[begin Supplied records]

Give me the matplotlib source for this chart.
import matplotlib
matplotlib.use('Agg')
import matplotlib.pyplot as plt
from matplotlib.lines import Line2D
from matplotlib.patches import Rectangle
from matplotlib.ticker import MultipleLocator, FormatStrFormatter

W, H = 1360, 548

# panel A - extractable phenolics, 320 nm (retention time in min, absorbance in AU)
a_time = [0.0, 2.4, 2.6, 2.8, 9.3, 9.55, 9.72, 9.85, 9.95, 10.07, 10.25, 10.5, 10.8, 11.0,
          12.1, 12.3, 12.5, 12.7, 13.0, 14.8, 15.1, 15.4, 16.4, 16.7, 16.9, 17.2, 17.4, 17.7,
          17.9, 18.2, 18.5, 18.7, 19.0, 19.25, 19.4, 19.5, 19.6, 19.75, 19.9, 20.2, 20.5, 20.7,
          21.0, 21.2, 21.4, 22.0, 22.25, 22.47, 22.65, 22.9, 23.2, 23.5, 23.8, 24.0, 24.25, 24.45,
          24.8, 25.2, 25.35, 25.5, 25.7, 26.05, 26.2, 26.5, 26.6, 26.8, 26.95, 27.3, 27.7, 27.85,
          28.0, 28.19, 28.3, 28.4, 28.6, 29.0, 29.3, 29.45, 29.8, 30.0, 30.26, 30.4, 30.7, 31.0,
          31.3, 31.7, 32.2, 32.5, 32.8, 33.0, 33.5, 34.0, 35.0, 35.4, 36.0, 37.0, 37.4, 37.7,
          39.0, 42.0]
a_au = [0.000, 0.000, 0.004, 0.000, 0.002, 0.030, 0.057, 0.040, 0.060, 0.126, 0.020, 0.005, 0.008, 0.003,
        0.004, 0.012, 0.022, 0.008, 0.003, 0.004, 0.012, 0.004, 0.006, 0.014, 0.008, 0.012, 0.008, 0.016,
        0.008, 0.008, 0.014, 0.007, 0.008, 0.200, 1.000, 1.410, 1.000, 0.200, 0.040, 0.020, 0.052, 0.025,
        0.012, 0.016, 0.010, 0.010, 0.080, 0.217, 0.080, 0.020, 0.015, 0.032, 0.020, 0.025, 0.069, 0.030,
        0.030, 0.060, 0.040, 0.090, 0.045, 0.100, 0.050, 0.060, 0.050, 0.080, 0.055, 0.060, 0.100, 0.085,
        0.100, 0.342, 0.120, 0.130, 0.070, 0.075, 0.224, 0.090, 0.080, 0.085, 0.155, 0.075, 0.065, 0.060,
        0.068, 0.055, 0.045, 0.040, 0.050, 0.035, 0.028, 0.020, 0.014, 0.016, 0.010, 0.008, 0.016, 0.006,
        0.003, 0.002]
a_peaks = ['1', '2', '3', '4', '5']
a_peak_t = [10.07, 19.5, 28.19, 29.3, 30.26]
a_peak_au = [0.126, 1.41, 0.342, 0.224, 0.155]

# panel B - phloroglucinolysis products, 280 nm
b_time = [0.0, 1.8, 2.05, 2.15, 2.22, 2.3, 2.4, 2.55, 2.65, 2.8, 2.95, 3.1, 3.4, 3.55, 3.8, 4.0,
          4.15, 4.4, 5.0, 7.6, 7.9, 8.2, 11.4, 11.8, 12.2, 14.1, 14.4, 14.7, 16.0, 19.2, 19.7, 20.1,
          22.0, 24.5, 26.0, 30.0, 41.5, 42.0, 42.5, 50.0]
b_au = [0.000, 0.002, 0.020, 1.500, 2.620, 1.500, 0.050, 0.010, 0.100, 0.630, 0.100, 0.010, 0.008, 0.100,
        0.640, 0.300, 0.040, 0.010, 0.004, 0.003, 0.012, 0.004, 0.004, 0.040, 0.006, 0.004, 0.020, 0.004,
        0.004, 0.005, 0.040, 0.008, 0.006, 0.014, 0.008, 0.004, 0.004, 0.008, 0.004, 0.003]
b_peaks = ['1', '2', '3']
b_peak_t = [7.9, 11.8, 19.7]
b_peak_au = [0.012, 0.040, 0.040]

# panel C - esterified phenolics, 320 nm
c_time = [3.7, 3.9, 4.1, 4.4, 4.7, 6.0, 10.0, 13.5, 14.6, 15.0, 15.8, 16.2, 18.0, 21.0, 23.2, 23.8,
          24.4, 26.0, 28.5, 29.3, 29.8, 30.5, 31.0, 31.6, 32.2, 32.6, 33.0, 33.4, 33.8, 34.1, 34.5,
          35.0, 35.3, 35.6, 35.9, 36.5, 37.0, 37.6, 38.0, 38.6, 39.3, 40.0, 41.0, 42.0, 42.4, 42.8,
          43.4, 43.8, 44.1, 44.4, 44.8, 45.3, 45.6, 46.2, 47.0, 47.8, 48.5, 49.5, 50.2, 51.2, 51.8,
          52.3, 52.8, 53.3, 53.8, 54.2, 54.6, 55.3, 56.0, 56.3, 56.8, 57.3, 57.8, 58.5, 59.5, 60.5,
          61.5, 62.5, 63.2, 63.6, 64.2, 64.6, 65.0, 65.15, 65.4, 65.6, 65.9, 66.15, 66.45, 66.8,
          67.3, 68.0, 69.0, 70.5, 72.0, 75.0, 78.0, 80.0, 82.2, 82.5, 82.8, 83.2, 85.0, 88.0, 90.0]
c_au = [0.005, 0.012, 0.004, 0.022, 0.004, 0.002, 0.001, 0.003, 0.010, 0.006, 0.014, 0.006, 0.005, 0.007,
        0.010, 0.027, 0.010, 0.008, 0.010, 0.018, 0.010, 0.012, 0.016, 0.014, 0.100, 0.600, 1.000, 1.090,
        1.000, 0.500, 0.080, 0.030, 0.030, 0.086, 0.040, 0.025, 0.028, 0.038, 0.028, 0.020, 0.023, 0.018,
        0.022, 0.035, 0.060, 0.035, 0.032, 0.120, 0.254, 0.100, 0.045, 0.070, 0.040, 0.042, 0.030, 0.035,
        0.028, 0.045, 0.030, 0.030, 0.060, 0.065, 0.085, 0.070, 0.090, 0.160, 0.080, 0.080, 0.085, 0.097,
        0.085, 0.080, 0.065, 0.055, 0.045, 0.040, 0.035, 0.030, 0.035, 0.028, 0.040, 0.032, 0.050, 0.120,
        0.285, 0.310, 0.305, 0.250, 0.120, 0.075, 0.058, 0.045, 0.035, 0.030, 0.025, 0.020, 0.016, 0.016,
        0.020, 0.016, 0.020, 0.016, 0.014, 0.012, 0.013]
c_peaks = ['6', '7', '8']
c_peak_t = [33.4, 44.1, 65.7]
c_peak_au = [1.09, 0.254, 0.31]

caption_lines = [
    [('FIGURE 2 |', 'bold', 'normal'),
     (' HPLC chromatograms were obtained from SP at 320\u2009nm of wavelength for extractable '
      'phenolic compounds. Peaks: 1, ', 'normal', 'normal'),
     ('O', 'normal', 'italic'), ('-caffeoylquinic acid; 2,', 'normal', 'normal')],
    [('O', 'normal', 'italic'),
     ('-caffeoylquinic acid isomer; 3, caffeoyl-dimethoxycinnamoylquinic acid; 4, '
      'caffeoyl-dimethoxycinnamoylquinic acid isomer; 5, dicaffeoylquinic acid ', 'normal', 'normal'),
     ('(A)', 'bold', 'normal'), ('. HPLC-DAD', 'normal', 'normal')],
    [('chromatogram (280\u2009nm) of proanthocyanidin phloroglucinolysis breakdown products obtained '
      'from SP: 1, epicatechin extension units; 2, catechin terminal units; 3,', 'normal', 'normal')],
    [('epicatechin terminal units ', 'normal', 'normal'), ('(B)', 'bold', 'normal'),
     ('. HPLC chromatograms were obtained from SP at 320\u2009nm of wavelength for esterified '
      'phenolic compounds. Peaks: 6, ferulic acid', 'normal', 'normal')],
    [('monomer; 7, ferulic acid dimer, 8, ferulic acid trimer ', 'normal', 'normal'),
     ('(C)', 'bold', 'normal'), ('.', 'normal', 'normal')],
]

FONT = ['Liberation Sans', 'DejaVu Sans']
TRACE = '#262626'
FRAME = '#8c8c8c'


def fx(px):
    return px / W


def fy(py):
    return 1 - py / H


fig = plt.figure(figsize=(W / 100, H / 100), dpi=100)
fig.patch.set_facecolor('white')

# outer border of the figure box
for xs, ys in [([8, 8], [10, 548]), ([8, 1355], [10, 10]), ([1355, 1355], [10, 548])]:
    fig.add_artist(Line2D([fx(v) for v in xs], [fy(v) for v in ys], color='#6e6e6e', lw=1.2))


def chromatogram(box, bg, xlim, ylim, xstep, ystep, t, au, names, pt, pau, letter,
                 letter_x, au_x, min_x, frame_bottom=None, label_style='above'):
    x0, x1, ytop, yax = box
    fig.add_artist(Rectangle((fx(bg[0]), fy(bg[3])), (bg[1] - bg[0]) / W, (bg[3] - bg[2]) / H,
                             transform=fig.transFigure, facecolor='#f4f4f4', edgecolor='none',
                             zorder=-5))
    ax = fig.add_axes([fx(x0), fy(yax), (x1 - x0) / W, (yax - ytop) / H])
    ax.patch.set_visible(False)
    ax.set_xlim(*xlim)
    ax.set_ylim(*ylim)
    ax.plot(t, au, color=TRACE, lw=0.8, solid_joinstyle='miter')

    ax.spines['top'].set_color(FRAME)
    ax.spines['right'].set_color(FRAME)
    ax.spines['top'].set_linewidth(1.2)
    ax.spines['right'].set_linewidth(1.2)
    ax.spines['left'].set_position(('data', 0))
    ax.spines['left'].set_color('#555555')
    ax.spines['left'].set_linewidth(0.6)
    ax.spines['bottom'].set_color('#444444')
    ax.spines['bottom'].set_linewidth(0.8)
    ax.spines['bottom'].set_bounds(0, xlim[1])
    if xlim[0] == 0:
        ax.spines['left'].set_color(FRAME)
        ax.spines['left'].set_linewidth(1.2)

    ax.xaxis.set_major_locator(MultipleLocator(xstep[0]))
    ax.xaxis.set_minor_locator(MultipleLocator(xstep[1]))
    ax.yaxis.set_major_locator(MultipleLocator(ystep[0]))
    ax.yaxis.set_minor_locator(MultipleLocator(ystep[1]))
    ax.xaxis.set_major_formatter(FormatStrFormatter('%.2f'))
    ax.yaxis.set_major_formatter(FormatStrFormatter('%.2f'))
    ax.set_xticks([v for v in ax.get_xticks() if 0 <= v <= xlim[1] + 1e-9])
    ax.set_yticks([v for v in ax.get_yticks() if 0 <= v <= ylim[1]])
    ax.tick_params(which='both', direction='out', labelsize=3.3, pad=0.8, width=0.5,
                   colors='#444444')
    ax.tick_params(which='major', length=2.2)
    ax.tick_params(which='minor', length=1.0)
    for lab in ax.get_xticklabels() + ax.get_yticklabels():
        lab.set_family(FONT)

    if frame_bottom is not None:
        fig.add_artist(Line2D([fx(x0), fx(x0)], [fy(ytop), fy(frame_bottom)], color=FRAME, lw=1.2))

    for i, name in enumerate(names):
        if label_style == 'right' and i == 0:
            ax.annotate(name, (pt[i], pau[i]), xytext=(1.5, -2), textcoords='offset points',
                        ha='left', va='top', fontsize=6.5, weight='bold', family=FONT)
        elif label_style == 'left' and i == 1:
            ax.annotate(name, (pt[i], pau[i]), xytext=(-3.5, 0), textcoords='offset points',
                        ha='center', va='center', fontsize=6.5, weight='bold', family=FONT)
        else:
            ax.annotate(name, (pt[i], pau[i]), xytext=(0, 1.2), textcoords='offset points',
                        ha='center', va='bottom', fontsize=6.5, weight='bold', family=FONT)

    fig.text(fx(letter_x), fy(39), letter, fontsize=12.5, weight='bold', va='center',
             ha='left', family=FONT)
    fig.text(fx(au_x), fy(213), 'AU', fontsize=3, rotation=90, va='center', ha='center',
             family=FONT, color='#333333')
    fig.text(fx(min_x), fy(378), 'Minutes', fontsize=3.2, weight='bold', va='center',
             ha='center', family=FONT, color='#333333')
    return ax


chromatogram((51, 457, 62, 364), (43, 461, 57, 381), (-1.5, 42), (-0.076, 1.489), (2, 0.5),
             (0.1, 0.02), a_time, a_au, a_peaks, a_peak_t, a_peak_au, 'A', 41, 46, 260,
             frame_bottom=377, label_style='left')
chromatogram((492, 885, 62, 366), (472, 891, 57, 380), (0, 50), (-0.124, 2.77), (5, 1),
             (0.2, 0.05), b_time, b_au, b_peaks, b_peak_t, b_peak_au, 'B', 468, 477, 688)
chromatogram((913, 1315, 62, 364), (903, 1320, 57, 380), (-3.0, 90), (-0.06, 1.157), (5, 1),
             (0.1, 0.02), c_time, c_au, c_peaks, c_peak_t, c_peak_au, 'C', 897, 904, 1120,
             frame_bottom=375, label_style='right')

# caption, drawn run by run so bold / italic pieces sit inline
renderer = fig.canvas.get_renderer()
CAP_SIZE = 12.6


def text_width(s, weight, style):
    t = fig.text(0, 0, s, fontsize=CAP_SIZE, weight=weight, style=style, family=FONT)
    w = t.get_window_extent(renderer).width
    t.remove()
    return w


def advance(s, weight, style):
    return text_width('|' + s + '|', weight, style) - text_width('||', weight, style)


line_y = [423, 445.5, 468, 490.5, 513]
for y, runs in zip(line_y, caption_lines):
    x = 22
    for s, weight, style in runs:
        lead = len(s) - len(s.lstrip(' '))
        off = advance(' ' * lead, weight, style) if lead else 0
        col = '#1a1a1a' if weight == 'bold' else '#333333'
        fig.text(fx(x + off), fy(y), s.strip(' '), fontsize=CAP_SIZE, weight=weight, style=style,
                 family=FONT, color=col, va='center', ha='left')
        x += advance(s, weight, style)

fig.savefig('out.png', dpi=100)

[end Supplied records]
[begin Supplied records]

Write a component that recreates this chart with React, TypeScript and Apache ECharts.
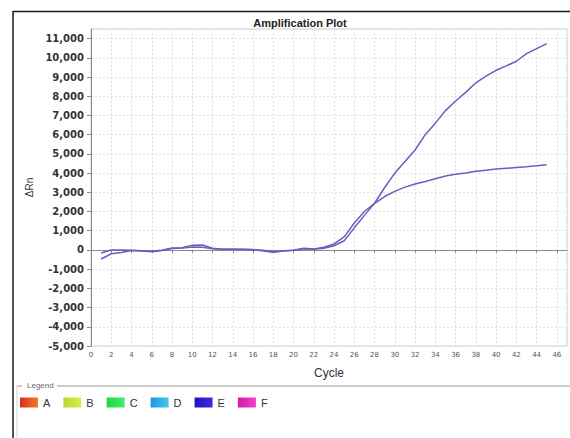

[end Supplied records]
[begin Supplied records]

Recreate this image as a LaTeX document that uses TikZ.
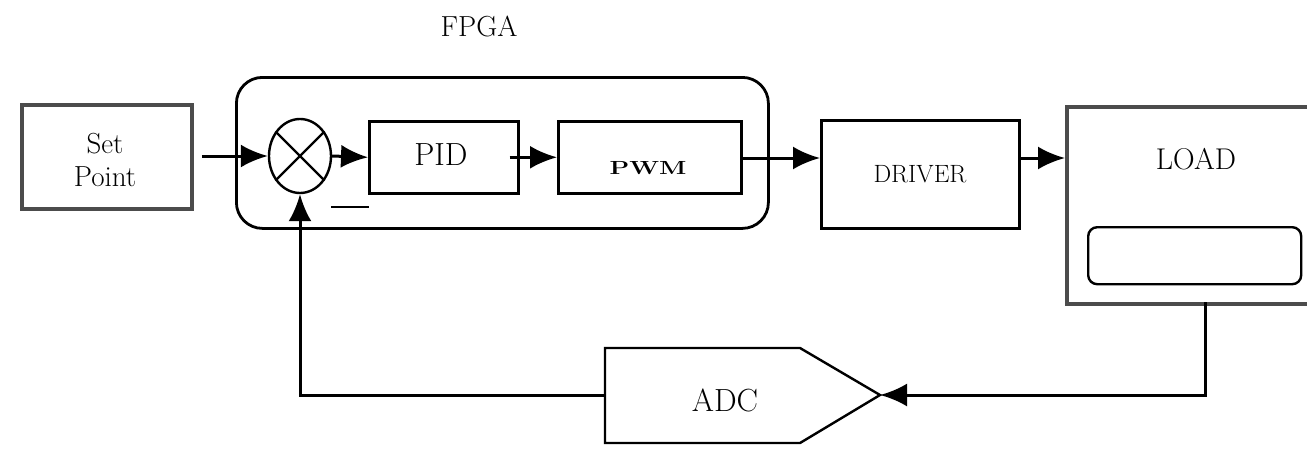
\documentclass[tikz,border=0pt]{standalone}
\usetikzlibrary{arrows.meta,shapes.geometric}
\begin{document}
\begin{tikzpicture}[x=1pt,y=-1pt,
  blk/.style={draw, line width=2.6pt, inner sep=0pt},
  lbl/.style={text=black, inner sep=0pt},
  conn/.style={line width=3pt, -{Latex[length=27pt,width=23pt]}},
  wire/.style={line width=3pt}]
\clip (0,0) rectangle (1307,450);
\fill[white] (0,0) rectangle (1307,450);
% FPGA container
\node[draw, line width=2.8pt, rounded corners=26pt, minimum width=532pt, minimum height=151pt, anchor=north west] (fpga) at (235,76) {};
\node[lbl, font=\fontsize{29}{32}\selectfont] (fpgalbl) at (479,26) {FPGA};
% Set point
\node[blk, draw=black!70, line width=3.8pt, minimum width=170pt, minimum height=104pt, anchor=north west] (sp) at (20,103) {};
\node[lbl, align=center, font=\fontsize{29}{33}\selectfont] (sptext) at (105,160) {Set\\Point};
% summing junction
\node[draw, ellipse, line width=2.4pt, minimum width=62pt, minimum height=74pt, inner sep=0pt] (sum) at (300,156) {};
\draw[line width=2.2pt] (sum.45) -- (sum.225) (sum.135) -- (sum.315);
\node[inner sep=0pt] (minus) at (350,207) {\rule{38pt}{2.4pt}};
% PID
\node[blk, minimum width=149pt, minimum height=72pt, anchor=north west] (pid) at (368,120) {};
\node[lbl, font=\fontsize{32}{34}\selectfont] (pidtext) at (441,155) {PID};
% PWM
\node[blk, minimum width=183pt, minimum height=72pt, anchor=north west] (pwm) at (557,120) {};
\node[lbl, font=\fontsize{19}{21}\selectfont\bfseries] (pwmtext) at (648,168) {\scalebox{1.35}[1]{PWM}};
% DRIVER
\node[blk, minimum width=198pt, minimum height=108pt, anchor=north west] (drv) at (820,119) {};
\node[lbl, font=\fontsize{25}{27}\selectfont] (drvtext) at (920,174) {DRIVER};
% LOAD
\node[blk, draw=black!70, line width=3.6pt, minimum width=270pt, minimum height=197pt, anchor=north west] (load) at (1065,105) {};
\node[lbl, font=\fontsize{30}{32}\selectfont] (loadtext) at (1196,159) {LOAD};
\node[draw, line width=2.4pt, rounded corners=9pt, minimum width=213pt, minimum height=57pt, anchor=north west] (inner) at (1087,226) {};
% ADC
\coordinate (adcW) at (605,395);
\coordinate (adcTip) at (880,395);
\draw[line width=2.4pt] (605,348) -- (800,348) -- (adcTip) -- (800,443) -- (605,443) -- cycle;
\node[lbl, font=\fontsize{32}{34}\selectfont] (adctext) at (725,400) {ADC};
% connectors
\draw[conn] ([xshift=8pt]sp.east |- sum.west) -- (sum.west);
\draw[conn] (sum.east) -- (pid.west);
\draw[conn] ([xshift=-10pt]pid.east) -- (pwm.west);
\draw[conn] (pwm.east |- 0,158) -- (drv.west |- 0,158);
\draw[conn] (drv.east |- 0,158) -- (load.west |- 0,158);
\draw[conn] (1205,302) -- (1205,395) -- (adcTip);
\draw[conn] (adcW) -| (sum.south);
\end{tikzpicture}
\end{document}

[end Supplied records]

Exercise instructions — The lines to extract from the data above begin with the line containing "Give me the matplotlib source for this chart." and end with the line containing "W, H = 1360, 548". Extract them exactly, including both.

Task output —
Give me the matplotlib source for this chart.
import matplotlib
matplotlib.use('Agg')
import matplotlib.pyplot as plt
from matplotlib.lines import Line2D
from matplotlib.patches import Rectangle
from matplotlib.ticker import MultipleLocator, FormatStrFormatter

W, H = 1360, 548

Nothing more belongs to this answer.